My grandmother, whom I call "Ma," lives in a rural community, in a house down a dirt road and away from the highway, off on its own. Her humble abode is surrounded by forest, and during growing and harvesting season, she plants and picks from her garden in the front yard. She is the epitome of a Southern lady in every imaginable aspect. She expects manners, uses the switch (if you don't know what that is, count your blessings), and is humble in how she lives and treats others. There's a lot one can learn from her life.

 

Today, however, I sit in my apartment in New York City, many miles from where she lives, and it's raining. I'm working on a new writing project, drinking coffee, and enjoying the evening shower. At the same time, I listen to the passing cars out of an open window. I've always loved rain, especially thunderstorms, and the sound that a raindrop makes. I become the most creative when the weather is also being creative.
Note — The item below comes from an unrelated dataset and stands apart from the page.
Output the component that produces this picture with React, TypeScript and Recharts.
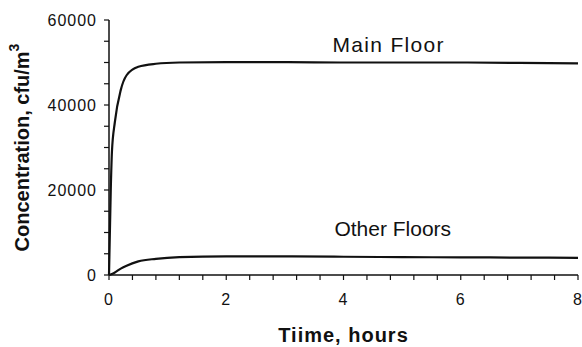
import { LineChart, Line, XAxis, YAxis, ReferenceDot, Label } from 'recharts';

// hours since release
const time = [0, 0.03, 0.05, 0.1, 0.2, 0.3, 0.5, 0.8, 1.2, 2, 3, 4, 5, 6, 7, 8];
// airborne concentration, cfu/m3
const mainFloor = [0, 20000, 29000, 36000, 43500, 47000, 49000, 49700, 50000, 50100, 50100, 50000, 50000, 50000, 49900, 49800];
const otherFloors = [0, 120, 250, 600, 1500, 2200, 3200, 3800, 4200, 4400, 4400, 4300, 4200, 4150, 4100, 4050];

const xTicks = [0, 0.4, 0.8, 1.2, 1.6, 2, 2.4, 2.8, 3.2, 3.6, 4, 4.4, 4.8, 5.2, 5.6, 6, 6.4, 6.8, 7.2, 7.6, 8];
const xLabels = [0, 2, 4, 6, 8];
const yTicks = [0, 5000, 10000, 15000, 20000, 25000, 30000, 35000, 40000, 45000, 50000, 55000, 60000];
const yLabels = [0, 20000, 40000, 60000];

const data = time.map((t, i) => ({ t, main: mainFloor[i], other: otherFloors[i] }));

const FONT = 'Arial, "Liberation Sans", Helvetica, sans-serif';
const INK = '#111';

const tickStyle = { fill: INK, fontSize: 16, fontFamily: FONT, letterSpacing: 1 };

function YTitle({ viewBox }: any) {
  const cx = 22;
  const cy = viewBox.y + viewBox.height / 2;
  return (
    <text
      x={cx}
      y={cy}
      transform={`rotate(-90, ${cx}, ${cy})`}
      textAnchor="middle"
      dominantBaseline="central"
      fill={INK}
      fontFamily={FONT}
      fontSize={20}
      fontWeight="bold"
    >
      Concentration, cfu/m
      <tspan dy={-8} fontSize={14}>3</tspan>
    </text>
  );
}

function XTitle({ viewBox }: any) {
  return (
    <text
      x={viewBox.x + viewBox.width / 2}
      y={viewBox.y + 67}
      textAnchor="middle"
      fill={INK}
      fontFamily={FONT}
      fontSize={20}
      fontWeight="bold"
      letterSpacing={1}
    >
      Tiime, hours
    </text>
  );
}

export default function App() {
  return (
    <div style={{ position: 'absolute', left: 0, top: 0, background: '#fff' }}>
      <LineChart width={582} height={347} data={data} margin={{ top: 20, right: 4, bottom: 0, left: 0 }}>
        <XAxis
          dataKey="t"
          type="number"
          domain={[0, 8]}
          ticks={xTicks}
          interval={0}
          tickFormatter={(v: number) => (xLabels.includes(v) ? String(v) : '')}
          tick={tickStyle}
          tickSize={5}
          tickMargin={14}
          height={72}
          stroke={INK}
          strokeWidth={1.5}
          tickLine={{ stroke: INK, strokeWidth: 1.2 }}
        >
          <Label content={XTitle} />
        </XAxis>
        <YAxis
          type="number"
          domain={[0, 60000]}
          ticks={yTicks}
          interval={0}
          tickFormatter={(v: number) => (yLabels.includes(v) ? String(v) : '')}
          tick={tickStyle}
          tickSize={5}
          tickMargin={7}
          width={109}
          stroke={INK}
          strokeWidth={1.5}
          tickLine={{ stroke: INK, strokeWidth: 1.2 }}
        >
          <Label content={YTitle} />
        </YAxis>
        <Line
          type="monotone"
          dataKey="main"
          stroke={INK}
          strokeWidth={2.2}
          dot={false}
          isAnimationActive={false}
        />
        <Line
          type="monotone"
          dataKey="other"
          stroke={INK}
          strokeWidth={2.2}
          dot={false}
          isAnimationActive={false}
        />
        <ReferenceDot
          x={4.77}
          y={54300}
          r={0}
          fill="none"
          stroke="none"
          label={{ value: 'Main Floor', position: 'center', fill: INK, fontSize: 21, fontFamily: FONT, letterSpacing: 1.3 }}
        />
        <ReferenceDot
          x={4.84}
          y={11000}
          r={0}
          fill="none"
          stroke="none"
          label={{ value: 'Other Floors', position: 'center', fill: INK, fontSize: 21, fontFamily: FONT }}
        />
      </LineChart>
    </div>
  );
}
And yet, as I write and silently revel in the rainy weather, I cannot help but think of my Ma.

 

My grandmother loves the rain too. I remember vividly watching the rainstorms on her side porch as a child. She would gather me from in front of the television. She would go throughout the house and turn off all the electronics, televisions, and lights. She would then grab a diet soda, and we would go and sit on the porch. The wind from the storm would blow the misty air up onto where we sat as it blew throughout the quiet house, slamming open doors along its way.

 

Years later, as I sit here and reflect on these moments, I realize how important they were to me. I realize how important it is to stop and just be quiet. How important it is to stop and enjoy the gift of nature. It is essential to stop and enjoy the sounds, the feels, and the sights that artistically demonstrate the complexity of our planet and its creation. I sit here and realize that my love and spawning of creativity due to rainstorms was taught to me by my grandmother. In a world of oversaturated communication, social media, and phones in everyone's possession constantly, we overlook the creative power of our world and forget to take time to be silent and admire it.